#### [Objective]
Please transcribe the data below exactly. Leave the pictures out.

#### [Given information]
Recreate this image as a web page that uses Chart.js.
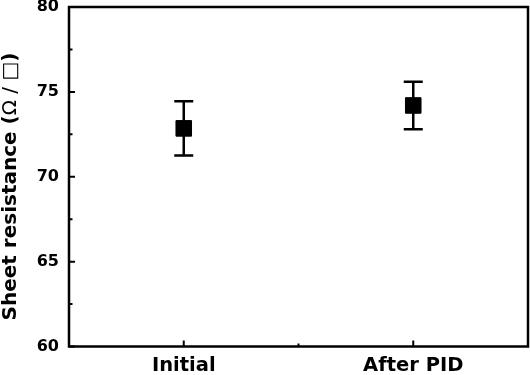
<!DOCTYPE html>
<html>
<head>
<meta charset="utf-8">
<script src="https://cdn.jsdelivr.net/npm/chart.js@4.4.1/dist/chart.umd.min.js"></script>
<style>
html,body{margin:0;padding:0;background:#fff;}
#wrap{width:530px;height:375px;position:relative;}
</style>
</head>
<body>
<div id="wrap"><canvas id="c" width="530" height="375"></canvas></div>
<script>
const categories = ['Initial', 'After PID'];
const categoryPositions = [1, 2];
const meanValues = [72.85, 74.2];
const errorValues = [1.6, 1.4];
const yTicks = [60, 65, 70, 75, 80];
const yMinorTicks = [62.5, 67.5, 72.5, 77.5];
const xMinorTicks = [1.5];
const yTitleParts = [['Sheet resistance (', 'bold'], ['Ω / □', 'normal'], [')', 'bold']];

const FONT = '"DejaVu Sans", sans-serif';

const framePlugin = {
  id: 'frame',
  beforeDatasetsDraw(chart) {
    const ctx = chart.ctx;
    const xs = chart.scales.x, ys = chart.scales.y;
    ctx.save();
    ctx.strokeStyle = '#000';
    ctx.lineWidth = 2.5;
    categoryPositions.forEach((p, i) => {
      const x = xs.getPixelForValue(p);
      const yt = ys.getPixelForValue(meanValues[i] + errorValues[i]);
      const yb = ys.getPixelForValue(meanValues[i] - errorValues[i]);
      ctx.beginPath();
      ctx.moveTo(x, yt); ctx.lineTo(x, yb);
      ctx.moveTo(x - 9.5, yt); ctx.lineTo(x + 9.5, yt);
      ctx.moveTo(x - 9.5, yb); ctx.lineTo(x + 9.5, yb);
      ctx.stroke();
    });
    ctx.restore();
  },
  afterDraw(chart) {
    const ctx = chart.ctx;
    const a = chart.chartArea;
    const xs = chart.scales.x, ys = chart.scales.y;
    ctx.save();
    ctx.strokeStyle = '#000';
    ctx.lineWidth = 2.5;
    ctx.strokeRect(a.left, a.top, a.right - a.left, a.bottom - a.top);
    ctx.lineWidth = 2;
    ctx.beginPath();
    yTicks.forEach(v => {
      const y = ys.getPixelForValue(v);
      ctx.moveTo(a.left, y); ctx.lineTo(a.left + 6, y);
    });
    yMinorTicks.forEach(v => {
      const y = ys.getPixelForValue(v);
      ctx.moveTo(a.left, y); ctx.lineTo(a.left + 3.5, y);
    });
    categoryPositions.forEach(v => {
      const x = xs.getPixelForValue(v);
      ctx.moveTo(x, a.bottom); ctx.lineTo(x, a.bottom - 6);
    });
    xMinorTicks.forEach(v => {
      const x = xs.getPixelForValue(v);
      ctx.moveTo(x, a.bottom); ctx.lineTo(x, a.bottom - 3);
    });
    ctx.stroke();

    // y-axis title
    ctx.fillStyle = '#000';
    ctx.textBaseline = 'middle';
    ctx.textAlign = 'left';
    let total = 0;
    const widths = yTitleParts.map(([t, w]) => {
      ctx.font = w + ' 20px ' + FONT;
      const m = ctx.measureText(t).width;
      total += m;
      return m;
    });
    ctx.translate(11, 186.5);
    ctx.rotate(-Math.PI / 2);
    let x = -total / 2;
    yTitleParts.forEach(([t, w], i) => {
      ctx.font = w + ' 20px ' + FONT;
      ctx.fillText(t, x, 0);
      x += widths[i];
    });
    ctx.restore();
  }
};

new Chart(document.getElementById('c'), {
  type: 'scatter',
  data: {
    datasets: [{
      data: categoryPositions.map((p, i) => ({x: p, y: meanValues[i]})),
      pointStyle: 'rect',
      pointRadius: 11,
      pointHoverRadius: 11,
      backgroundColor: '#000',
      borderColor: '#000',
      borderWidth: 1
    }]
  },
  options: {
    responsive: false,
    animation: false,
    events: [],
    layout: { autoPadding: false, padding: { top: 7, right: 2, left: 0, bottom: 0 } },
    plugins: { legend: { display: false }, tooltip: { enabled: false } },
    scales: {
      x: {
        type: 'linear',
        min: 0.5, max: 2.5,
        afterBuildTicks(s) { s.ticks = categoryPositions.map(v => ({value: v})); },
        afterFit(s) { s.height = 28.5; s.paddingLeft = 0; s.paddingRight = 0; },
        grid: { display: false, drawTicks: false },
        border: { display: false },
        ticks: {
          padding: 8,
          color: '#000',
          font: { family: FONT, size: 19.5, weight: 'bold' },
          callback(v) { const i = categoryPositions.indexOf(v); return i >= 0 ? categories[i] : ''; },
          maxRotation: 0, autoSkip: false
        }
      },
      y: {
        min: 60, max: 80,
        afterBuildTicks(s) { s.ticks = yTicks.map(v => ({value: v})); },
        afterFit(s) { s.width = 69; s.paddingTop = 0; s.paddingBottom = 0; },
        grid: { display: false, drawTicks: false },
        border: { display: false },
        ticks: {
          padding: 10,
          color: '#000',
          font: { family: FONT, size: 16, weight: 'bold' }
        }
      }
    }
  },
  plugins: [framePlugin]
});
</script>
</body>
</html>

#### [Correct output]
Recreate this image as a web page that uses Chart.js.
<!DOCTYPE html>
<html>
<head>
<meta charset="utf-8">
<script src="https://cdn.jsdelivr.net/npm/chart.js@4.4.1/dist/chart.umd.min.js"></script>
<style>
html,body{margin:0;padding:0;background:#fff;}
#wrap{width:530px;height:375px;position:relative;}
</style>
</head>
<body>
<div id="wrap"><canvas id="c" width="530" height="375"></canvas></div>
<script>
const categories = ['Initial', 'After PID'];
const categoryPositions = [1, 2];
const meanValues = [72.85, 74.2];
const errorValues = [1.6, 1.4];
const yTicks = [60, 65, 70, 75, 80];
const yMinorTicks = [62.5, 67.5, 72.5, 77.5];
const xMinorTicks = [1.5];
const yTitleParts = [['Sheet resistance (', 'bold'], ['Ω / □', 'normal'], [')', 'bold']];

const FONT = '"DejaVu Sans", sans-serif';

const framePlugin = {
  id: 'frame',
  beforeDatasetsDraw(chart) {
    const ctx = chart.ctx;
    const xs = chart.scales.x, ys = chart.scales.y;
    ctx.save();
    ctx.strokeStyle = '#000';
    ctx.lineWidth = 2.5;
    categoryPositions.forEach((p, i) => {
      const x = xs.getPixelForValue(p);
      const yt = ys.getPixelForValue(meanValues[i] + errorValues[i]);
      const yb = ys.getPixelForValue(meanValues[i] - errorValues[i]);
      ctx.beginPath();
      ctx.moveTo(x, yt); ctx.lineTo(x, yb);
      ctx.moveTo(x - 9.5, yt); ctx.lineTo(x + 9.5, yt);
      ctx.moveTo(x - 9.5, yb); ctx.lineTo(x + 9.5, yb);
      ctx.stroke();
    });
    ctx.restore();
  },
  afterDraw(chart) {
    const ctx = chart.ctx;
    const a = chart.chartArea;
    const xs = chart.scales.x, ys = chart.scales.y;
    ctx.save();
    ctx.strokeStyle = '#000';
    ctx.lineWidth = 2.5;
    ctx.strokeRect(a.left, a.top, a.right - a.left, a.bottom - a.top);
    ctx.lineWidth = 2;
    ctx.beginPath();
    yTicks.forEach(v => {
      const y = ys.getPixelForValue(v);
      ctx.moveTo(a.left, y); ctx.lineTo(a.left + 6, y);
    });
    yMinorTicks.forEach(v => {
      const y = ys.getPixelForValue(v);
      ctx.moveTo(a.left, y); ctx.lineTo(a.left + 3.5, y);
    });
    categoryPositions.forEach(v => {
      const x = xs.getPixelForValue(v);
      ctx.moveTo(x, a.bottom); ctx.lineTo(x, a.bottom - 6);
    });
    xMinorTicks.forEach(v => {
      const x = xs.getPixelForValue(v);
      ctx.moveTo(x, a.bottom); ctx.lineTo(x, a.bottom - 3);
    });
    ctx.stroke();

    // y-axis title
    ctx.fillStyle = '#000';
    ctx.textBaseline = 'middle';
    ctx.textAlign = 'left';
    let total = 0;
    const widths = yTitleParts.map(([t, w]) => {
      ctx.font = w + ' 20px ' + FONT;
      const m = ctx.measureText(t).width;
      total += m;
      return m;
    });
    ctx.translate(11, 186.5);
    ctx.rotate(-Math.PI / 2);
    let x = -total / 2;
    yTitleParts.forEach(([t, w], i) => {
      ctx.font = w + ' 20px ' + FONT;
      ctx.fillText(t, x, 0);
      x += widths[i];
    });
    ctx.restore();
  }
};

new Chart(document.getElementById('c'), {
  type: 'scatter',
  data: {
    datasets: [{
      data: categoryPositions.map((p, i) => ({x: p, y: meanValues[i]})),
      pointStyle: 'rect',
      pointRadius: 11,
      pointHoverRadius: 11,
      backgroundColor: '#000',
      borderColor: '#000',
      borderWidth: 1
    }]
  },
  options: {
    responsive: false,
    animation: false,
    events: [],
    layout: { autoPadding: false, padding: { top: 7, right: 2, left: 0, bottom: 0 } },
    plugins: { legend: { display: false }, tooltip: { enabled: false } },
    scales: {
      x: {
        type: 'linear',
        min: 0.5, max: 2.5,
        afterBuildTicks(s) { s.ticks = categoryPositions.map(v => ({value: v})); },
        afterFit(s) { s.height = 28.5; s.paddingLeft = 0; s.paddingRight = 0; },
        grid: { display: false, drawTicks: false },
        border: { display: false },
        ticks: {
          padding: 8,
          color: '#000',
          font: { family: FONT, size: 19.5, weight: 'bold' },
          callback(v) { const i = categoryPositions.indexOf(v); return i >= 0 ? categories[i] : ''; },
          maxRotation: 0, autoSkip: false
        }
      },
      y: {
        min: 60, max: 80,
        afterBuildTicks(s) { s.ticks = yTicks.map(v => ({value: v})); },
        afterFit(s) { s.width = 69; s.paddingTop = 0; s.paddingBottom = 0; },
        grid: { display: false, drawTicks: false },
        border: { display: false },
        ticks: {
          padding: 10,
          color: '#000',
          font: { family: FONT, size: 16, weight: 'bold' }
        }
      }
    }
  },
  plugins: [framePlugin]
});
</script>
</body>
</html>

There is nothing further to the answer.